There’s a BIG difference between “I’ve been curious about polyamory and open relationships lately” and “this is something I really want to pursue or do” in terms of how serious your partner thinks you might be. From your letter, it’s difficult to tell where you are on that continuum.
So let’s take you at your word ‘curious’, as it’s a great place to be! What does your curiosity look like and how can it be satisfied? I hope some of it means getting educated by reading some books (ideally together or at least simultaneously), talking to various folks, attending polyamory events, and maybe going to a conference together. While getting this education, it might be helpful to agree that you do all these things together and talk together all along the way. It’s like hiking with a group: the pace needs to match that of the slowest person if you want to stay as a group. If he doesn’t feel pressured or worry you’ll go on without him, your shared adventure might be a wonderful experience for you both.

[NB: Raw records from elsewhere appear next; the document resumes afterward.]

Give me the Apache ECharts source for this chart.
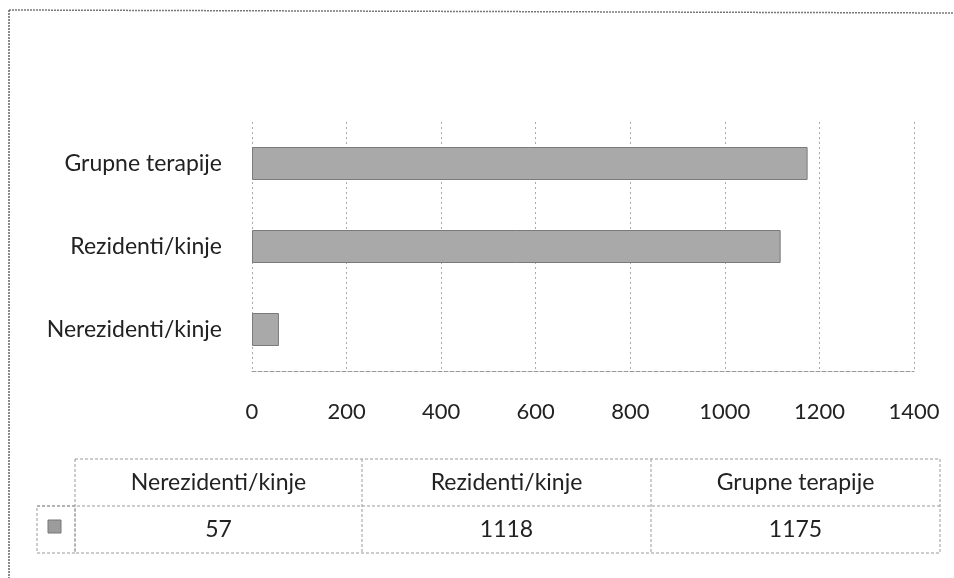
<!DOCTYPE html>
<html>
<head>
<meta charset="utf-8">
<script src="https://cdn.jsdelivr.net/npm/echarts@6/dist/echarts.min.js"></script>
<style>
  html, body { margin: 0; padding: 0; background: #fff; }
  #chart { width: 954px; height: 578px; }
</style>
</head>
<body>
<div id="chart"></div>
<script>
// podaci
const categories = ["Nerezidenti/kinje", "Rezidenti/kinje", "Grupne terapije"];
const values = [57, 1118, 1175];
const xTicks = [0, 200, 400, 600, 800, 1000, 1200, 1400];

const font = "Lato";
const barColor = "#a9a9a9";
const lineColor = "#9a9a9a";

const chart = echarts.init(document.getElementById("chart"));

// tablica ispod grafa (kao u Excelu)
const tblLeft = 75, tblRight = 940, tblTop = 459, rowH = 47;
const colEdges = [75, 362, 651, 940];
const table = [];
const dash = { stroke: lineColor, lineWidth: 1, lineDash: [3, 2] };
// okvir zaglavlja i redka s vrijednostima
table.push({ type: "rect", shape: { x: tblLeft, y: tblTop, width: tblRight - tblLeft, height: rowH * 2 }, style: Object.assign({ fill: null }, dash) });
table.push({ type: "line", shape: { x1: 37, y1: tblTop + rowH, x2: tblRight, y2: tblTop + rowH }, style: dash });
table.push({ type: "rect", shape: { x: 37, y: tblTop + rowH, width: tblLeft - 37, height: rowH }, style: Object.assign({ fill: null }, dash) });
table.push({ type: "rect", shape: { x: 48, y: tblTop + rowH + 14, width: 13, height: 13 }, style: { fill: "#9c9c9c", stroke: "#777", lineWidth: 1 } });
categories.forEach((c, i) => {
  const cx = (colEdges[i] + colEdges[i + 1]) / 2;
  if (i > 0) {
    table.push({ type: "line", shape: { x1: colEdges[i], y1: tblTop, x2: colEdges[i], y2: tblTop + rowH * 2 }, style: dash });
  }
  table.push({ type: "text", x: cx, y: tblTop + rowH / 2, style: { text: c, fill: "#222", font: "23px " + font, align: "center", verticalAlign: "middle" } });
  table.push({ type: "text", x: cx, y: tblTop + rowH * 1.5, style: { text: String(values[i]), fill: "#222", font: "23px " + font, align: "center", verticalAlign: "middle" } });
});
// vanjski okvir (skenirano)
table.push({ type: "line", shape: { x1: 9, y1: 10, x2: 954, y2: 13 }, style: { stroke: "#777", lineWidth: 1.5, lineDash: [2, 1] } });
table.push({ type: "line", shape: { x1: 9, y1: 10, x2: 9, y2: 578 }, style: { stroke: "#666", lineWidth: 1.5, lineDash: [2, 1] } });

chart.setOption({
  animation: false,
  backgroundColor: "#fff",
  grid: { left: 252, right: 40, top: 122, bottom: 207, containLabel: false },
  xAxis: {
    type: "value",
    min: 0,
    max: 1400,
    interval: 200,
    axisLine: { show: true, lineStyle: { color: "#999", type: [4, 2], width: 1 } },
    axisTick: { show: false },
    axisLabel: {
      margin: 30,
      color: "#222",
      fontFamily: font,
      fontSize: 22,
      formatter: v => (xTicks.includes(v) ? String(v) : "")
    },
    splitLine: { show: true, lineStyle: { color: "#aaa", type: [2, 3], width: 1 } }
  },
  yAxis: {
    type: "category",
    data: categories,
    axisLine: { show: false },
    axisTick: { show: false },
    axisLabel: { margin: 30, color: "#222", fontFamily: font, fontSize: 23 },
    splitLine: { show: false }
  },
  series: [
    {
      type: "bar",
      data: values,
      barWidth: 33,
      itemStyle: { color: barColor, borderColor: "#7a7a7a", borderWidth: 1 }
    }
  ],
  graphic: table
});
</script>
</body>
</html>
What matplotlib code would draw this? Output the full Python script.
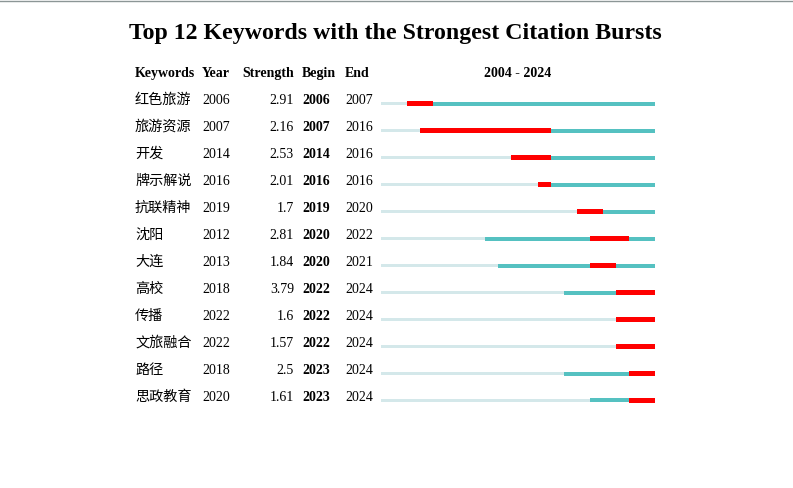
import matplotlib.pyplot as plt
from matplotlib.lines import Line2D

keywords = ['红色旅游', '旅游资源', '开发', '牌示解说', '抗联精神', '沈阳',
            '大连', '高校', '传播', '文旅融合', '路径', '思政教育']
years = [2006, 2007, 2014, 2016, 2019, 2012, 2013, 2018, 2022, 2022, 2018, 2020]
strength = ['2.91', '2.16', '2.53', '2.01', '1.7', '2.81', '1.84', '3.79',
            '1.6', '1.57', '2.5', '1.61']
begin = [2006, 2007, 2014, 2016, 2019, 2020, 2020, 2022, 2022, 2022, 2023, 2023]
end = [2007, 2016, 2016, 2016, 2020, 2022, 2021, 2024, 2024, 2024, 2024, 2024]
first_year, last_year = 2004, 2024

W, H = 793, 489
serif = ['Liberation Serif', 'DejaVu Serif']
cjk = ['Noto Sans CJK SC', 'DejaVu Sans']

fig = plt.figure(figsize=(W / 100, H / 100), dpi=100)

# thin gray rule across the top
fig.add_artist(Line2D([0, 1], [1 - 1.5 / H, 1 - 1.5 / H], color='#8c9696', lw=1.0))

fig.text(395.5 / W, 1 - 34 / H, 'Top 12 Keywords with the Strongest Citation Bursts',
         family=serif, weight='bold', fontsize=17.2, ha='center', va='center')

# header row
hy = 1 - 73.5 / H
fs = 10
fig.text(135 / W, hy, 'Keywords', family=serif, weight='bold', fontsize=fs, va='center')
fig.text(202 / W, hy, 'Year', family=serif, weight='bold', fontsize=fs, va='center')
fig.text(294 / W, hy, 'Strength', family=serif, weight='bold', fontsize=fs, va='center', ha='right')
fig.text(302 / W, hy, 'Begin', family=serif, weight='bold', fontsize=fs, va='center')
fig.text(345 / W, hy, 'End', family=serif, weight='bold', fontsize=fs, va='center')
fig.text(518 / W, hy, '%d - %d' % (first_year, last_year), family=serif, weight='bold',
         fontsize=fs, va='center', ha='center')

# table rows
for i, kw in enumerate(keywords):
    y = 1 - (100.5 + 27 * i) / H
    fig.text(135 / W, 1 - (100 + 27 * i) / H, kw, family=cjk, fontsize=10.2, va='center')
    fig.text(202 / W, y, str(years[i]), family=serif, fontsize=fs, va='center')
    fig.text(294 / W, y, strength[i], family=serif, fontsize=fs, va='center', ha='right')
    fig.text(302 / W, y, str(begin[i]), family=serif, weight='bold', fontsize=fs, va='center')
    fig.text(345 / W, y, str(end[i]), family=serif, fontsize=fs, va='center')

# burst bars
top_px, bot_px = 104.5 - 13.5, 104.5 + 27 * 11 + 13.5
ax = fig.add_axes([381 / W, 1 - bot_px / H, 274 / W, (bot_px - top_px) / H])
ax.set_xlim(first_year, last_year + 1)
ax.set_ylim(len(keywords) - 0.5, -0.5)
ax.axis('off')

px = 1 / 27  # one pixel in row units
for i in range(len(keywords)):
    ax.barh(i, years[i] - first_year, left=first_year, height=3 * px, color='#d4e8ea', lw=0)
    ax.barh(i, last_year + 1 - years[i], left=years[i], height=4 * px, color='#55c1c1', lw=0)
    ax.barh(i, end[i] + 1 - begin[i], left=begin[i], height=5.5 * px, color='#ff0000', lw=0)

fig.savefig('out.png', dpi=100)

On the other issue, if you are seriously questioning whether a lifetime of monogamy is doable for you, and you are wanting to move towards “polyamory and open relationships”, then perhaps an introspection of your feelings is in order first, as explained above, before trying to explain this all to your partner. You describe your feelings that your partner is not taking you seriously and your attribution he’s insecure, so you might want to discuss those things as well.
Not being on the same page with your partner regarding your feelings is a problem. This is where some skills in having a Difficult Conversation may be helpful.
Some tools my partner and I use before having a difficult conversation are:
Setting the time and place [must be when both have decent energy for listening]
Sitting on the same side of the table or next to each other, not facing and “opposing” each other
Acknowledging “We’re a Team”
Giving each other appreciation and recognition
Using “I” statements rather than “you” statements
Setting a tone of curiosity about what each has to say even amongst scared feelings
Asking questions from a place of wanting to get to know your partner more fully
Agreeing that if the conversation escalates, that it will be tabled for another time
Thanking the other partner for their time and attention
I see the starting point of your conversation as tactfully and lovingly expressing something like this: 1) you love and value him and your relationship; 2) you don’t feel your questions about nonmonogamy are being taken seriously, 3) express how his response comes across to you as insecurity, and 4) invite him to curiously ask you questions as to how he really sees you and your relationship together, and 5) discuss circumstances under which you might be able to work together to expand your comfort zones, at the pace of the slowest mover.
After connecting on this level you may in fact wind up on the same page, at which point you might move forward – or not – regarding the “polyamory and open relationships” you hope to explore. Ultimately you both need to be happy with the boundaries of your relationship together. Discussing them is a great step to knowing where they really lie, and what you can agree together to do about them.
Hope this helped, good luck to you both!